*Exercise instructions*
Retype, word for word, the lines from the first line of the entries through the line that holds "YAxis, Legend, ReferenceLine"; leave out the pictures.
___
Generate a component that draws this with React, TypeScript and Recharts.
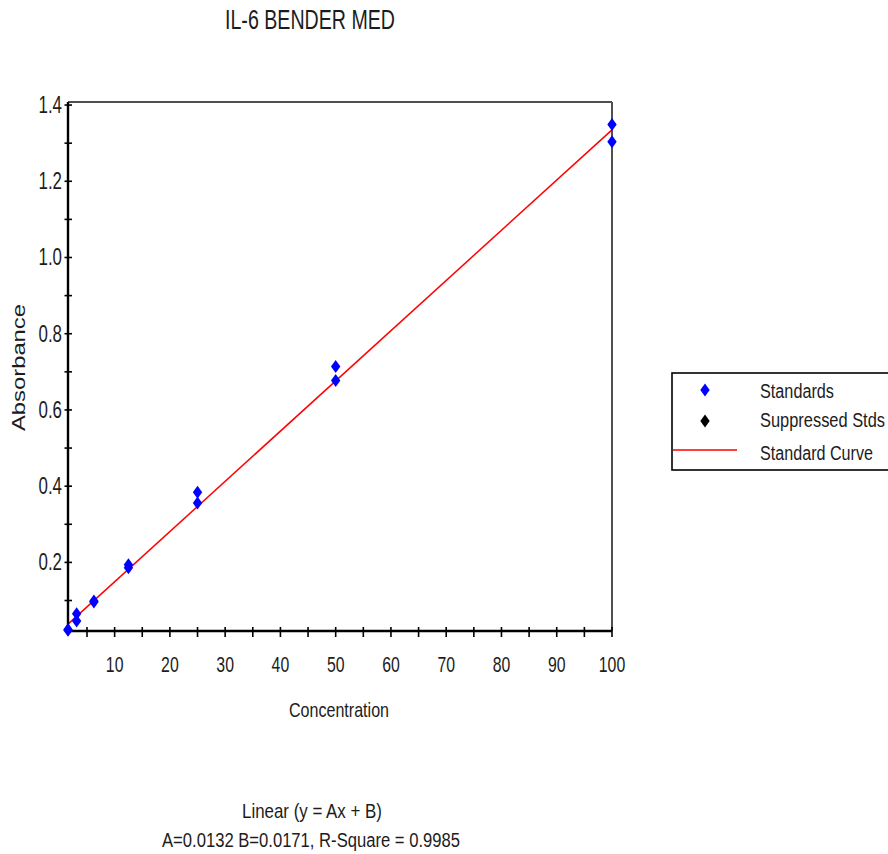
import React from "react";
import { ComposedChart, Scatter, Line, XAxis, YAxis, Legend, ReferenceLine } from "recharts";

// Standards (duplicates per concentration)
const standardConc = [1.5625, 1.5625, 3.125, 3.125, 6.25, 6.25, 12.5, 12.5, 25, 25, 50, 50, 100, 100];
const standardAbs = [0.024, 0.022, 0.065, 0.046, 0.099, 0.096, 0.194, 0.186, 0.384, 0.356, 0.714, 0.677, 1.349, 1.304];

// Suppressed standards: none in this run
const suppressedConc: number[] = [];
const suppressedAbs: number[] = [];

// Fitted standard curve (linear), end points
const curveConc = [1.5625, 100];
const curveAbs = [0.038, 1.335];

const xTicks = [5, 10, 15, 20, 25, 30, 35, 40, 45, 50, 55, 60, 65, 70, 75, 80, 85, 90, 95, 100];
const yTicks = [0.1, 0.2, 0.3, 0.4, 0.5, 0.6, 0.7, 0.8, 0.9, 1.0, 1.1, 1.2, 1.3, 1.4];

const xDomain = [1.5625, 100];
const yDomain = [0.02, 1.408];

const TEXT = "#1c1c1c";
const FONT = "'Liberation Sans', Arial, sans-serif";

const standards = standardConc.map((x, i) => ({ x, y: standardAbs[i] }));
const suppressed = suppressedConc.map((x, i) => ({ x, y: suppressedAbs[i] }));
const curve = curveConc.map((x, i) => ({ x, y: curveAbs[i] }));

function Diamond({ cx, cy, fill }: any) {
    if (cx == null || cy == null) return null;
    return <polygon points={`${cx},${cy - 6.5} ${cx + 4.7},${cy} ${cx},${cy + 6.5} ${cx - 4.7},${cy}`} fill={fill} />;
}

function XTick({ x, y, payload }: any) {
    const v = payload.value;
    const label = v % 10 === 0;
    const s = String(v);
    return (
        <g>
            <line x1={x} x2={x} y1={y - 4} y2={y + 6} stroke="#000" strokeWidth={1.6} />
            {label && (
                <text x={x} y={y + 41} textAnchor="middle" fontSize={21.5} fontFamily={FONT} fill={TEXT}
                    textLength={s.length * 8.8} lengthAdjust="spacingAndGlyphs">
                    {s}
                </text>
            )}
        </g>
    );
}

function YTick({ x, y, payload }: any) {
    const v = payload.value;
    const label = Math.round(v * 10) % 2 === 0;
    const s = v.toFixed(1);
    return (
        <g>
            <line x1={x - 3.5} x2={x + 4} y1={y} y2={y} stroke="#000" strokeWidth={1.6} />
            {label && (
                <text x={x - 6} y={y + 8} textAnchor="end" fontSize={23} fontFamily={FONT} fill={TEXT}
                    textLength={23.5} lengthAdjust="spacingAndGlyphs">
                    {s}
                </text>
            )}
        </g>
    );
}

function LegendBox() {
    return (
        <svg width={217} height={100} style={{ display: "block" }}>
            <rect x={1} y={1} width={240} height={97} fill="#fff" stroke="#000" strokeWidth={1.6} />
            <Diamond cx={34} cy={18} fill="#0000ff" />
            <text x={89} y={26} fontSize={19.5} fontFamily={FONT} fill={TEXT} textLength={74} lengthAdjust="spacingAndGlyphs">Standards</text>
            <Diamond cx={34} cy={49} fill="#000" />
            <text x={89} y={55} fontSize={19.5} fontFamily={FONT} fill={TEXT} textLength={125} lengthAdjust="spacingAndGlyphs">Suppressed Stds</text>
            <line x1={2} x2={66} y1={78} y2={78} stroke="#ff0000" strokeWidth={1.5} />
            <text x={89} y={88} fontSize={19.5} fontFamily={FONT} fill={TEXT} textLength={113} lengthAdjust="spacingAndGlyphs">Standard Curve</text>
        </svg>
    );
}

export default function App() {
    return (
        <div style={{ position: "absolute", left: 0, top: 0, width: 888, height: 854, overflow: "hidden", background: "#fff" }}>
            <ComposedChart width={888} height={854} margin={{ top: 102, right: 276, left: 8, bottom: 163 }}>
                <XAxis
                    dataKey="x"
                    type="number"
                    domain={xDomain}
                    ticks={xTicks}
                    interval={0}
                    height={60}
                    tickSize={0}
                    tickMargin={0}
                    tickLine={false}
                    tick={<XTick />}
                    axisLine={{ stroke: "#000", strokeWidth: 2.4 }}
                    label={{
                        content: ({ viewBox }: any) => (
                            <text x={viewBox.x + viewBox.width / 2 - 1} y={viewBox.y + 86} textAnchor="middle" fontSize={21}
                                fontFamily={FONT} fill={TEXT} textLength={100} lengthAdjust="spacingAndGlyphs">
                                Concentration
                            </text>
                        ),
                    }}
                />
                <YAxis
                    dataKey="y"
                    type="number"
                    domain={yDomain}
                    ticks={yTicks}
                    interval={0}
                    width={60}
                    tickSize={0}
                    tickMargin={0}
                    tickLine={false}
                    tick={<YTick />}
                    axisLine={{ stroke: "#000", strokeWidth: 2.4 }}
                    label={{
                        content: ({ viewBox }: any) => {
                            const cx = 25;
                            const cy = viewBox.y + viewBox.height / 2 + 1;
                            return (
                                <text x={cx} y={cy} transform={`rotate(-90 ${cx} ${cy})`} textAnchor="middle" fontSize={18}
                                    fontFamily={FONT} fill={TEXT} textLength={127} lengthAdjust="spacingAndGlyphs">
                                    Absorbance
                                </text>
                            );
                        },
                    }}
                />
                {/* plot frame: top and right edges */}
                <ReferenceLine y={yDomain[1]} stroke="#505050" strokeWidth={2} />
                <ReferenceLine x={xDomain[1]} stroke="#505050" strokeWidth={2} />
                <Line name="Standard Curve" data={curve} dataKey="y" type="linear" stroke="#ff0000" strokeWidth={1.5}
                    dot={false} activeDot={false} isAnimationActive={false} />
                <Scatter name="Standards" data={standards} dataKey="y" fill="#0000ff" shape={<Diamond />} isAnimationActive={false} />
                <Scatter name="Suppressed Stds" data={suppressed} dataKey="y" fill="#000" shape={<Diamond />} isAnimationActive={false} />
                <Legend
                    layout="horizontal"
                    verticalAlign="middle"
                    align="center"
                    wrapperStyle={{ left: 671, top: 372, width: 217 }}
                    content={() => <LegendBox />}
                />
            </ComposedChart>
            <svg width={888} height={854} style={{ position: "absolute", left: 0, top: 0, pointerEvents: "none" }}>
                <text x={310} y={29} textAnchor="middle" fontSize={28} fontFamily={FONT} fill={TEXT}
                    textLength={170} lengthAdjust="spacingAndGlyphs">IL-6 BENDER MED</text>
                <text x={312} y={818} textAnchor="middle" fontSize={21} fontFamily={FONT} fill={TEXT}
                    textLength={140} lengthAdjust="spacingAndGlyphs">Linear (y = Ax + B)</text>
                <text x={311} y={847} textAnchor="middle" fontSize={20} fontFamily={FONT} fill={TEXT}
                    textLength={298} lengthAdjust="spacingAndGlyphs">A=0.0132  B=0.0171, R-Square = 0.9985</text>
            </svg>
        </div>
    );
}
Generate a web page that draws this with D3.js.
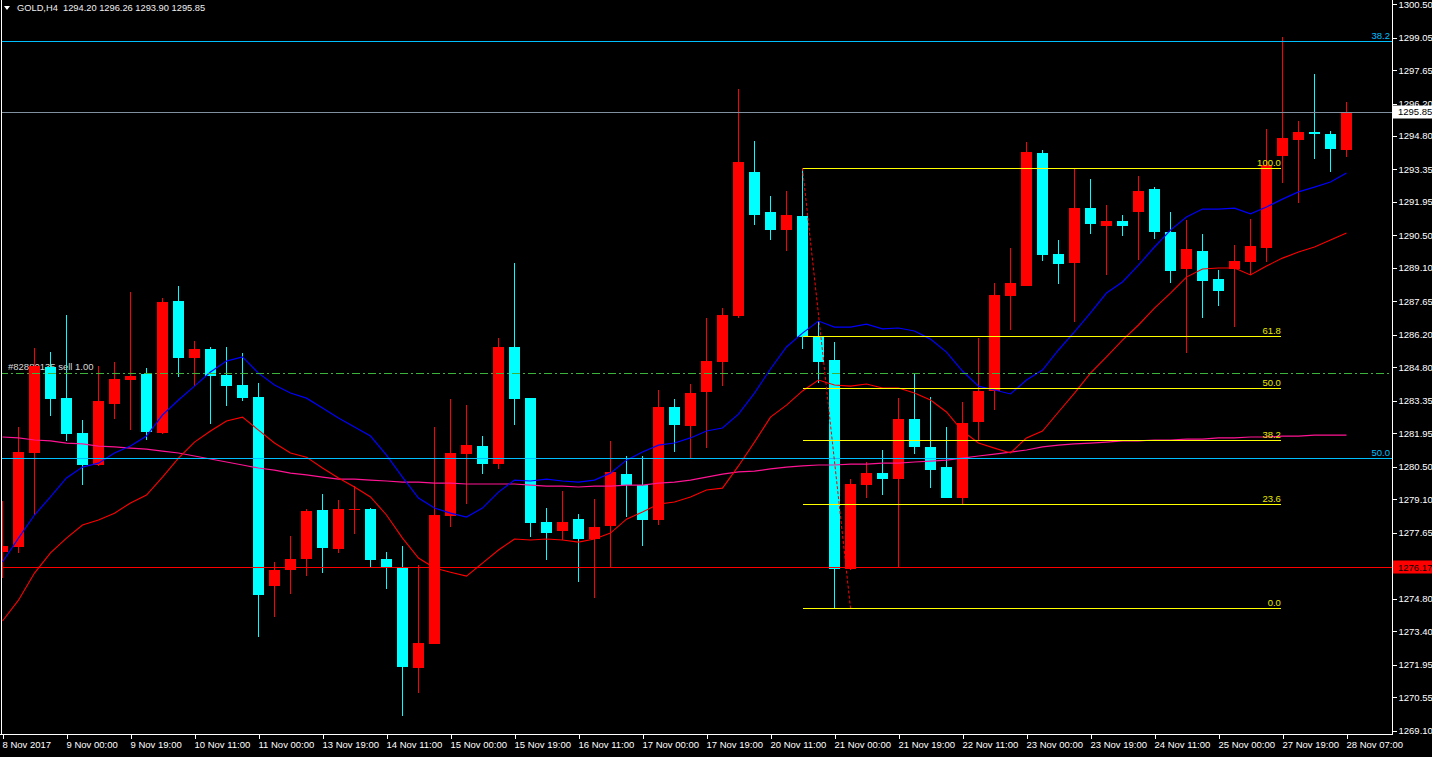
___
*Answer*
Generate a component that draws this with React, TypeScript and Recharts.
import React from "react";
import { ComposedChart, Scatter, Line, XAxis, YAxis, Legend, ReferenceLine } from "recharts";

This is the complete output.